Looking back to that time, Chuck says he considers the whole affair, “Unique.”

When Chuck left the dog-eat-dog work of investments and banking, he found Goody’s Hardware & Paint and reinvented himself once again.

“I walked into Goody’s with three dollars left in my account and they hired me. I’ve been there ever since,’ says Chuck, thankful for the new opportunity provided to him. “Goody’s is a family-run business and they’ve helped me out with my family,” Chuck says, adding with a laugh, “Plus, I get a lot of exercise.”

Today, Chuck has the love of his music—which has never left him, even in the leanest of times—and his beloved sons.

“My boys Calib and Cyler are 10 years apart,” says Chuck. “Calib was very involved with the East Haven marching band and pit crew and was an integral part of the band.
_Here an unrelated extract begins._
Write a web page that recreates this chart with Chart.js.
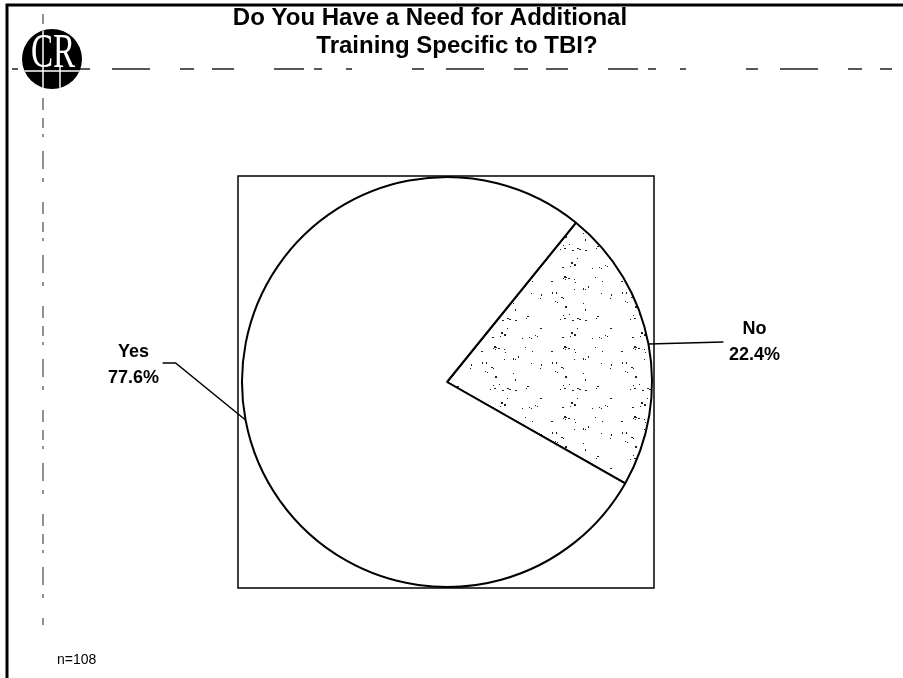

He was also in lead roles for several of the high school plays. Cyler is starting middle school and sings and dabbles on the piano. Both boys are very creative and funny individuals. And I have a stepdaughter, Alizsa, from my late wife, Nikki. We were happily married for 20 years before Nikki passed away in 2017. Alizsa is expecting a baby girl any day now.”

And Chuck has a new love interest in his life, a woman who harks from his past. “My girlfriend Cathy is also from New Hampshire and lives with us and my dad. We were together for about a year or so, 30 years ago, and we got back together two plus years ago. She spoils all of us.”

Of the rekindle romance—like something out of a romance novel or a British romantic sitcom about lost loves found—Chuck says, “Cathy says now that since she always said, ‘I should’ve married Charlie,’ it’s insane that we found each other again.”